The MacCarthys built a chain of tower houses across County Cork in the fifteenth century, fortified residences that stretched westward beyond Macroom like a string of stone outposts. Carrignamuck is one of the few that survives. Five storeys, L-shaped, with a slate roof retrofitted in 1866 and a wooden front door that arrived at the same time, it sits two kilometres northwest of Dripsey village on private land. The cannon damage from 1650 is still visible. So is the murder-hole on the first floor, a vertical shaft through which defenders could drop unpleasant surprises on anyone breaking through the entrance below. The tower house is closed to the public. From the public road you can still see why Lord Broghill spent a morning shelling it.
Local tradition holds that Carrignamuck was originally Carrig Cormac, named for Cormac McTeige MacCarthy - known as Láidir, meaning the Strong - who succeeded as ninth Lord of Muskerry in 1449 and died in 1494. He was also the founder of Blarney Castle a few kilometres east. The tower house at Carrignamuck was reportedly the official residence of the Tanist, the designated heir in succession to Blarney. Within the family, this arrangement was tested early. Cormac's brother Eoghan lived as tanist at Carrignamuck for a period, until an argument between the brothers ended with Cormac dead and Eoghan disqualified from any claim on the title. Whatever happened in that quarrel echoes through the building today as the pattern of MacCarthy succession: by blood, by accident, sometimes by what one brother did to another.
Not everyone accepts Carrig Cormac as the original name. The historian O'Donoghue, writing in 1986, offered an earthier theory: that Carrignamuck means roughly the rock of the pigs, and that the name comes from a nearby location where pigs were customarily slaughtered to supply bacon for the inhabitants. The tower house, in this telling, took its name from the meat-processing site rather than the warrior-lord. Both stories may be true. Place names in Munster often layer over each other, an older Gaelic memory pushed underneath a newer noble association. The earliest depiction of the tower, on a sketch map of Muskerry around 1590, simply calls it Carrigomuck. The Down Survey of 1656-1658 lists Carrignemucke as the site of a castle and a mill.

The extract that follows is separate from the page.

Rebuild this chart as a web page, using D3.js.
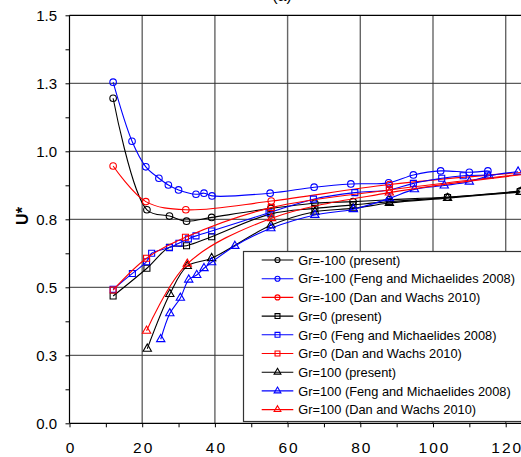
<!DOCTYPE html>
<html>
<head>
<meta charset="utf-8">
<script src="https://cdn.jsdelivr.net/npm/d3@7"></script>
<style>
  body { margin: 0; background: #fff; }
  svg { display: block; font-family: Arial, "Liberation Sans", sans-serif; }
</style>
</head>
<body>
<svg id="chart" width="521" height="457"></svg>
<script>
// tick labels
const xTicks = [0, 20, 40, 60, 80, 100, 120];
const yTicks = [0, 0.25, 0.5, 0.75, 1.0, 1.25, 1.5];
const yTickLabels = ["0.0", "0.3", "0.5", "0.8", "1.0", "1.3", "1.5"];

// present study (same x for all Gr)
const xPresent = [12, 21.3, 27.5, 32.2, 39.1, 55.4, 67.5, 78, 88, 104, 124];
const yPresentM100 = [1.195, 0.785, 0.762, 0.743, 0.757, 0.790, 0.809, 0.815, 0.822, 0.832, 0.854];
const yPresent0 = [0.468, 0.570, 0.647, 0.653, 0.686, 0.770, 0.790, 0.803, 0.815, 0.830, 0.852];
const xPresent100 = [21.4, 27.6, 32.4, 39.1, 55.4, 67.5, 78, 88, 104, 124];
const yPresent100 = [0.274, 0.475, 0.578, 0.607, 0.728, 0.778, 0.790, 0.810, 0.828, 0.850];

// Feng and Michaelides 2008
const xFengM100 = [12, 17.2, 21, 24.6, 27.2, 30, 34.8, 37, 39.2, 55.2, 67.3, 77.4, 87.8, 94.6, 102.1, 110, 115.1];
const yFengM100 = [1.254, 1.037, 0.943, 0.901, 0.876, 0.858, 0.842, 0.846, 0.836, 0.846, 0.868, 0.880, 0.884, 0.913, 0.928, 0.923, 0.928];
const xFeng0 = [12, 17.3, 21.2, 22.6, 27.5, 30.1, 32.7, 34.8, 39.1, 54.9, 67.1, 78.5, 88, 94.6, 102.4, 108.3, 115];
const yFeng0 = [0.493, 0.551, 0.594, 0.625, 0.646, 0.662, 0.678, 0.689, 0.707, 0.774, 0.824, 0.848, 0.858, 0.882, 0.901, 0.910, 0.913];
const xFeng100 = [25.1, 27.6, 30.5, 32.8, 35, 37, 39.1, 45.5, 55.4, 67.5, 78.1, 88, 94.9, 103.1, 110, 115.4, 123.4];
const yFeng100 = [0.309, 0.404, 0.461, 0.528, 0.545, 0.570, 0.592, 0.652, 0.717, 0.766, 0.787, 0.827, 0.860, 0.874, 0.888, 0.910, 0.925];

// Dan and Wachs 2010
const xDanM100 = [12, 21, 32, 55.5, 88, 127];
const yDanM100 = [0.946, 0.815, 0.785, 0.817, 0.878, 0.925];
const xDan0 = [12, 21.2, 31.9, 55.5, 88, 127];
const yDan0 = [0.490, 0.607, 0.684, 0.793, 0.858, 0.920];
const xDan100 = [21.2, 32.4, 55.6, 88, 127];
const yDan100 = [0.340, 0.586, 0.754, 0.848, 0.918];

const seriesNames = [
  "Gr=-100 (present)",
  "Gr=-100 (Feng and Michaelides 2008)",
  "Gr=-100 (Dan and Wachs 2010)",
  "Gr=0 (present)",
  "Gr=0 (Feng and Michaelides 2008)",
  "Gr=0 (Dan and Wachs 2010)",
  "Gr=100 (present)",
  "Gr=100 (Feng and Michaelides 2008)",
  "Gr=100 (Dan and Wachs 2010)"
];

const colors = ["#000000", "#0000ff", "#ff0000"];
const shapes = [d3.symbolCircle, d3.symbolSquare, d3.symbolTriangle];

const zip = (xs, ys) => xs.map((x, i) => ({ x, y: ys[i] }));
const series = [
  { pts: zip(xPresent, yPresentM100), c: 0, s: 0 },
  { pts: zip(xFengM100, yFengM100), c: 1, s: 0 },
  { pts: zip(xDanM100, yDanM100), c: 2, s: 0 },
  { pts: zip(xPresent, yPresent0), c: 0, s: 1 },
  { pts: zip(xFeng0, yFeng0), c: 1, s: 1 },
  { pts: zip(xDan0, yDan0), c: 2, s: 1 },
  { pts: zip(xPresent100, yPresent100), c: 0, s: 2 },
  { pts: zip(xFeng100, yFeng100), c: 1, s: 2 },
  { pts: zip(xDan100, yDan100), c: 2, s: 2 }
];
series.forEach((d, i) => d.name = seriesNames[i]);

const svg = d3.select("#chart");
const plotLeft = 69.5, plotTop = 15.3, plotBottom = 423.3;

const x = d3.scaleLinear().domain([0, 125]).range([plotLeft, plotLeft + 125 * 3.635]);
const y = d3.scaleLinear().domain([0, 1.5]).range([plotBottom, plotTop]);

svg.append("defs").append("clipPath").attr("id", "plot-clip")
  .append("rect")
  .attr("x", plotLeft).attr("y", plotTop)
  .attr("width", 521 - plotLeft).attr("height", plotBottom - plotTop);

// title, cut at the top like the source
svg.append("text")
  .attr("x", 282).attr("y", 0.5)
  .attr("text-anchor", "middle")
  .style("font-size", "16px")
  .text("(a)");

// grid
svg.append("g").selectAll("line")
  .data(xTicks.filter(t => t > 0))
  .join("line")
  .attr("x1", d => x(d)).attr("x2", d => x(d))
  .attr("y1", plotTop).attr("y2", plotBottom)
  .attr("stroke", "#666").attr("stroke-width", 1.4);

svg.append("g").selectAll("line")
  .data(yTicks.filter(t => t > 0 && t < 1.5))
  .join("line")
  .attr("x1", plotLeft).attr("x2", 521)
  .attr("y1", d => y(d)).attr("y2", d => y(d))
  .attr("stroke", "#333").attr("stroke-width", 1);

// frame top
svg.append("line")
  .attr("x1", plotLeft).attr("x2", 521)
  .attr("y1", plotTop).attr("y2", plotTop)
  .attr("stroke", "#000").attr("stroke-width", 1.2);

// axes
const xAxis = d3.axisBottom(x)
  .tickValues(d3.range(0, 126, 10))
  .tickSize(4)
  .tickFormat(d => xTicks.includes(d) ? d : "");
const gx = svg.append("g").attr("transform", `translate(0,${plotBottom})`).call(xAxis);
gx.select(".domain").attr("d", `M${plotLeft},0H521`).attr("stroke-width", 1.2);
gx.selectAll("text")
  .attr("dy", null).attr("y", 30)
  .attr("dx", 1)
  .style("letter-spacing", "2px")
  .style("font-size", "15.5px")
  .attr("fill", "#000");

const yAxis = d3.axisLeft(y)
  .tickValues(d3.range(0, 1.5001, 0.125))
  .tickSize(4)
  .tickFormat(d => {
    const i = yTicks.findIndex(t => Math.abs(t - d) < 1e-6);
    return i >= 0 ? yTickLabels[i] : "";
  });
const gy = svg.append("g").attr("transform", `translate(${plotLeft},0)`).call(yAxis);
gy.select(".domain").attr("d", `M0,${plotTop}V${plotBottom}`).attr("stroke-width", 1.2);
gy.selectAll("text")
  .attr("x", -12.5)
  .style("font-size", "15px")
  .attr("fill", "#000");

// y label
svg.append("text")
  .attr("transform", "translate(28,216) rotate(-90)")
  .attr("text-anchor", "middle")
  .style("font-size", "16px")
  .style("font-weight", "bold")
  .text("U*");

// series
const line = d3.line()
  .x(d => x(d.x)).y(d => y(d.y))
  .curve(d3.curveCatmullRom.alpha(0.5));

const plot = svg.append("g").attr("clip-path", "url(#plot-clip)");
const markerSize = [34, 36, 30];

series.forEach(s => {
  const g = plot.append("g");
  g.append("path")
    .attr("d", line(s.pts))
    .attr("fill", "none")
    .attr("stroke", colors[s.c])
    .attr("stroke-width", 1.1);
  g.selectAll("path.m")
    .data(s.pts)
    .join("path")
    .attr("class", "m")
    .attr("transform", d => `translate(${x(d.x)},${y(d.y)})`)
    .attr("d", d3.symbol().type(shapes[s.s]).size(markerSize[s.s]))
    .attr("fill", "none")
    .attr("stroke", colors[s.c])
    .attr("stroke-width", 1.1);
});

// legend
const lg = svg.append("g");
lg.append("rect")
  .attr("x", 243.5).attr("y", 251.5)
  .attr("width", 290).attr("height", 170)
  .attr("fill", "#fff")
  .attr("stroke", "#333").attr("stroke-width", 1.2);

const rowY = i => 260 + i * 18.7;
const items = lg.selectAll("g.item")
  .data(series)
  .join("g")
  .attr("class", "item")
  .attr("transform", (d, i) => `translate(0,${rowY(i)})`);

items.append("line")
  .attr("x1", 261.7).attr("x2", 293.3)
  .attr("stroke", d => colors[d.c]).attr("stroke-width", 1.1);
items.append("path")
  .attr("transform", "translate(277.5,0)")
  .attr("d", d => d3.symbol().type(shapes[d.s]).size([20, 24, 20][d.s])())
  .attr("fill", "none")
  .attr("stroke", d => colors[d.c])
  .attr("stroke-width", 1.1);
items.append("text")
  .attr("x", 298.3).attr("y", 4.7)
  .style("font-size", "12.8px")
  .text(d => d.name);
</script>
</body>
</html>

In 1650, near the end of the Cromwellian conquest of Ireland, Lord Broghill - Roger Boyle, first Earl of Orrery, leading a troop of Cromwellian soldiers - took up a position on nearby Meeshal Hill and bombarded Carrignamuck. The tower was a MacCarthy seat, and the MacCarthys had backed the wrong side. The garrison that survived the shelling included a contingent that Cromwell's forces then stationed in the building for some period - the conquerors using the fortress they had just battered. A century and a quarter later Smith's 1774 description of the Castle of Carrignamuck still noted that it had been inhabited by a Mr. Bear, once belonged to the Mac-Carthys, and had held an Oliver Cromwell garrison for some time. The memory was that long.
Inside Carrignamuck, the medieval defensive imagination is still legible floor by floor. The ground floor holds a lobby, a main chamber with a fireplace, and a smaller side chamber. The first floor adds a garderobe - the medieval latrine, simply a stone shaft to the outside - and the murder-hole chamber, positioned to look down on attackers who had forced the front door. One of the first-floor windows holds a timber frame said to come from the former Church of Ireland parish church at Aghabullogue, recycled material from a building that no longer exists. The second and fourth floors each have a fireplace. The fourth floor opens to an external wall-walk; the original battlements are gone. Repairs in 1866 added the slate roof and wooden front door that still close the building today.
In 1580, during the Second Desmond Rebellion, Donyll McTeige MacCarthy - tanist of Muskerry and brother of Sir Cormac McTeige of Blarney Castle - was living at Carrignamuck when he was injured in a skirmish between the Muskerry MacCarthys and Sir James Fitzgerald of Desmond. He died at the tower house. The succession that followed reads like a family balance sheet: Sir Cormac McTeige died in 1583, his brother Callaghan took the Muskerry title and then handed it to a nephew, and Callaghan kept Carrignamuck as a kind of consolation residence. His son Cormac inherited and then forfeited the estate in 1641. The Colthurst family bought the property and later built Dripsey Castle nearby. By 1944 it had passed again, this time to John O'Shaughnessy of the Dripsey Woollen Mills. The key to the building hung at Dripsey House for visitors who asked nicely.
Located at 51.93°N, 8.75°W on the south bank of the Dripsey River, approximately 18 km west-northwest of Cork city. Cork Airport (EICK) sits about 20 nm southeast. Look for the rectangular footprint of the L-shaped tower among trees, with the nearby Dripsey Castle country house and farm complex to the immediate east. Recommended viewing altitude 2,000-3,000 ft. The tower house is on private property and not open to visitors; aerial reconnaissance is the most respectful approach.